_Task directions_.
Exactly as written, quote every line that follows, skipping the images.

_Data extract_.
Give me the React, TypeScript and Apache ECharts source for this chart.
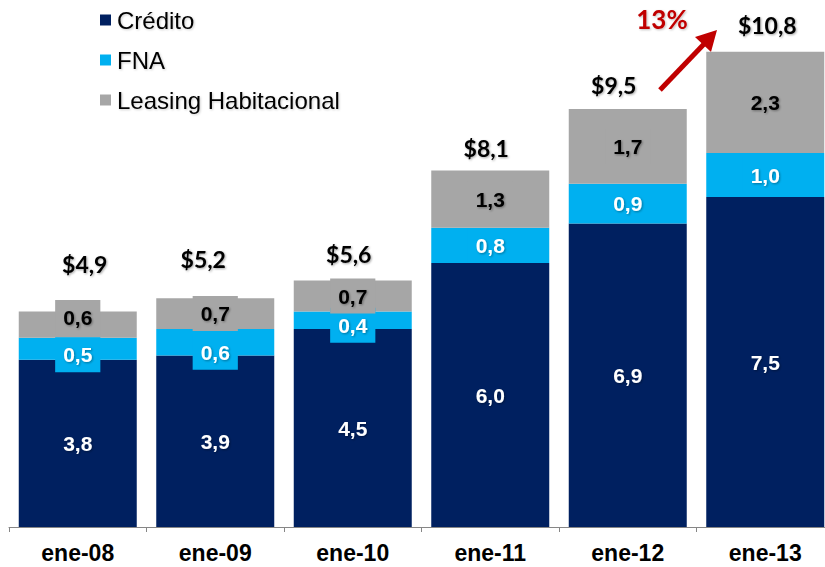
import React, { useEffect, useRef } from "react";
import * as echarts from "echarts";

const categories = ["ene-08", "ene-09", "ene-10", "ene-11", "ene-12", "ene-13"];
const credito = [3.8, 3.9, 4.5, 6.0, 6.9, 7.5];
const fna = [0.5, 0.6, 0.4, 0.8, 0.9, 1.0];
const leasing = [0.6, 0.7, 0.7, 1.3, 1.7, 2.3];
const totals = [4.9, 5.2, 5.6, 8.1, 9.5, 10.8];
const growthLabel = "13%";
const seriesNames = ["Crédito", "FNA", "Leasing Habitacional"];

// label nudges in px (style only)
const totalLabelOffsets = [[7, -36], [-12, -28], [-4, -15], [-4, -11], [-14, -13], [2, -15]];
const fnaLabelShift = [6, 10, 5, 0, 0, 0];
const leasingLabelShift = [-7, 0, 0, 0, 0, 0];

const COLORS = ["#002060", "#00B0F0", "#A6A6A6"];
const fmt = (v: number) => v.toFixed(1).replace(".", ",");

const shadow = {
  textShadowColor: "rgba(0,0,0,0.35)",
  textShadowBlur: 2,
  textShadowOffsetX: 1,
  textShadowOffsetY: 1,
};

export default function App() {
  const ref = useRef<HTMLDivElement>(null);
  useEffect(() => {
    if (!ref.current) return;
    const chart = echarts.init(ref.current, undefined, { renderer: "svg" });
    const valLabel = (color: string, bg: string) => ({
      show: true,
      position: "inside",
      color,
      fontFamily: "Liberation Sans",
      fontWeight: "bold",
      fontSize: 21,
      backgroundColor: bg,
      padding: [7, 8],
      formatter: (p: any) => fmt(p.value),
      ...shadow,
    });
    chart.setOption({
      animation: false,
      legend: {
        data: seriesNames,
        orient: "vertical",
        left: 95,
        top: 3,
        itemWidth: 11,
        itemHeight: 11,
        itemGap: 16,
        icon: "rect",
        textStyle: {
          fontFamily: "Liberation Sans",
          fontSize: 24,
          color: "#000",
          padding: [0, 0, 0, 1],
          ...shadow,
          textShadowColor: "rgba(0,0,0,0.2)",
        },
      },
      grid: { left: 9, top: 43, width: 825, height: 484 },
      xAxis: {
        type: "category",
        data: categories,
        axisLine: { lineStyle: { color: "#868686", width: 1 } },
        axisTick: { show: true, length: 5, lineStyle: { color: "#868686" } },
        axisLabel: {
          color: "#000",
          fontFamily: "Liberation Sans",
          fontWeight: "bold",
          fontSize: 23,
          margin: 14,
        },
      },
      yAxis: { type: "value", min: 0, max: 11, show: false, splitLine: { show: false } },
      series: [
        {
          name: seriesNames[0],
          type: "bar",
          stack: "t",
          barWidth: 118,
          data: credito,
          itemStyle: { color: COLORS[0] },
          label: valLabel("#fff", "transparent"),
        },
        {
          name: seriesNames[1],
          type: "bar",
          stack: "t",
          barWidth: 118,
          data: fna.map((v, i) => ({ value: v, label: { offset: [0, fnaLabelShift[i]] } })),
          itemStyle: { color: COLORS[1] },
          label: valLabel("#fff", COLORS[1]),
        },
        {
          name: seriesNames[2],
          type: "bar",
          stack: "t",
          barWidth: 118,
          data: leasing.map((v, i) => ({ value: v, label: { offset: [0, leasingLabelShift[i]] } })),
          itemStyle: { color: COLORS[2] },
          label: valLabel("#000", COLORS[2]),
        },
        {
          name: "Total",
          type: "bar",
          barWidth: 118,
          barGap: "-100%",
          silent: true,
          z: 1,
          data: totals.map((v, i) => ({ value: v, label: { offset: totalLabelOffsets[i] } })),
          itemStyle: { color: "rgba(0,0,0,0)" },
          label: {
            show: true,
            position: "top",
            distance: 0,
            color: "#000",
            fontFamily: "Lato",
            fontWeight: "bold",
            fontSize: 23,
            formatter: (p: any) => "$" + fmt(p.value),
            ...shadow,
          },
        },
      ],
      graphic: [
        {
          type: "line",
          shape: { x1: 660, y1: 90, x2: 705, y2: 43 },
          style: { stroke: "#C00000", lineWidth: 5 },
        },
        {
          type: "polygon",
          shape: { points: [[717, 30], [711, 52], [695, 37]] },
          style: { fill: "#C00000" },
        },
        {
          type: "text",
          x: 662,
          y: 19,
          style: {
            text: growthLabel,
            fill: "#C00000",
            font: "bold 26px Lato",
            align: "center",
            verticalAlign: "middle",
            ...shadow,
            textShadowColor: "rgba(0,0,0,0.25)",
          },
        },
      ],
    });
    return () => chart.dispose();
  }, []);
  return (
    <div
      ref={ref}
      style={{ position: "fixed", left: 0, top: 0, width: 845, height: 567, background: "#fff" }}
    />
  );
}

_Task solution_.
Give me the React, TypeScript and Apache ECharts source for this chart.
import React, { useEffect, useRef } from "react";
import * as echarts from "echarts";

const categories = ["ene-08", "ene-09", "ene-10", "ene-11", "ene-12", "ene-13"];
const credito = [3.8, 3.9, 4.5, 6.0, 6.9, 7.5];
const fna = [0.5, 0.6, 0.4, 0.8, 0.9, 1.0];
const leasing = [0.6, 0.7, 0.7, 1.3, 1.7, 2.3];
const totals = [4.9, 5.2, 5.6, 8.1, 9.5, 10.8];
const growthLabel = "13%";
const seriesNames = ["Crédito", "FNA", "Leasing Habitacional"];

// label nudges in px (style only)
const totalLabelOffsets = [[7, -36], [-12, -28], [-4, -15], [-4, -11], [-14, -13], [2, -15]];
const fnaLabelShift = [6, 10, 5, 0, 0, 0];
const leasingLabelShift = [-7, 0, 0, 0, 0, 0];

const COLORS = ["#002060", "#00B0F0", "#A6A6A6"];
const fmt = (v: number) => v.toFixed(1).replace(".", ",");

const shadow = {
  textShadowColor: "rgba(0,0,0,0.35)",
  textShadowBlur: 2,
  textShadowOffsetX: 1,
  textShadowOffsetY: 1,
};

export default function App() {
  const ref = useRef<HTMLDivElement>(null);
  useEffect(() => {
    if (!ref.current) return;
    const chart = echarts.init(ref.current, undefined, { renderer: "svg" });
    const valLabel = (color: string, bg: string) => ({
      show: true,
      position: "inside",
      color,
      fontFamily: "Liberation Sans",
      fontWeight: "bold",
      fontSize: 21,
      backgroundColor: bg,
      padding: [7, 8],
      formatter: (p: any) => fmt(p.value),
      ...shadow,
    });
    chart.setOption({
      animation: false,
      legend: {
        data: seriesNames,
        orient: "vertical",
        left: 95,
        top: 3,
        itemWidth: 11,
        itemHeight: 11,
        itemGap: 16,
        icon: "rect",
        textStyle: {
          fontFamily: "Liberation Sans",
          fontSize: 24,
          color: "#000",
          padding: [0, 0, 0, 1],
          ...shadow,
          textShadowColor: "rgba(0,0,0,0.2)",
        },
      },
      grid: { left: 9, top: 43, width: 825, height: 484 },
      xAxis: {
        type: "category",
        data: categories,
        axisLine: { lineStyle: { color: "#868686", width: 1 } },
        axisTick: { show: true, length: 5, lineStyle: { color: "#868686" } },
        axisLabel: {
          color: "#000",
          fontFamily: "Liberation Sans",
          fontWeight: "bold",
          fontSize: 23,
          margin: 14,
        },
      },
      yAxis: { type: "value", min: 0, max: 11, show: false, splitLine: { show: false } },
      series: [
        {
          name: seriesNames[0],
          type: "bar",
          stack: "t",
          barWidth: 118,
          data: credito,
          itemStyle: { color: COLORS[0] },
          label: valLabel("#fff", "transparent"),
        },
        {
          name: seriesNames[1],
          type: "bar",
          stack: "t",
          barWidth: 118,
          data: fna.map((v, i) => ({ value: v, label: { offset: [0, fnaLabelShift[i]] } })),
          itemStyle: { color: COLORS[1] },
          label: valLabel("#fff", COLORS[1]),
        },
        {
          name: seriesNames[2],
          type: "bar",
          stack: "t",
          barWidth: 118,
          data: leasing.map((v, i) => ({ value: v, label: { offset: [0, leasingLabelShift[i]] } })),
          itemStyle: { color: COLORS[2] },
          label: valLabel("#000", COLORS[2]),
        },
        {
          name: "Total",
          type: "bar",
          barWidth: 118,
          barGap: "-100%",
          silent: true,
          z: 1,
          data: totals.map((v, i) => ({ value: v, label: { offset: totalLabelOffsets[i] } })),
          itemStyle: { color: "rgba(0,0,0,0)" },
          label: {
            show: true,
            position: "top",
            distance: 0,
            color: "#000",
            fontFamily: "Lato",
            fontWeight: "bold",
            fontSize: 23,
            formatter: (p: any) => "$" + fmt(p.value),
            ...shadow,
          },
        },
      ],
      graphic: [
        {
          type: "line",
          shape: { x1: 660, y1: 90, x2: 705, y2: 43 },
          style: { stroke: "#C00000", lineWidth: 5 },
        },
        {
          type: "polygon",
          shape: { points: [[717, 30], [711, 52], [695, 37]] },
          style: { fill: "#C00000" },
        },
        {
          type: "text",
          x: 662,
          y: 19,
          style: {
            text: growthLabel,
            fill: "#C00000",
            font: "bold 26px Lato",
            align: "center",
            verticalAlign: "middle",
            ...shadow,
            textShadowColor: "rgba(0,0,0,0.25)",
          },
        },
      ],
    });
    return () => chart.dispose();
  }, []);
  return (
    <div
      ref={ref}
      style={{ position: "fixed", left: 0, top: 0, width: 845, height: 567, background: "#fff" }}
    />
  );
}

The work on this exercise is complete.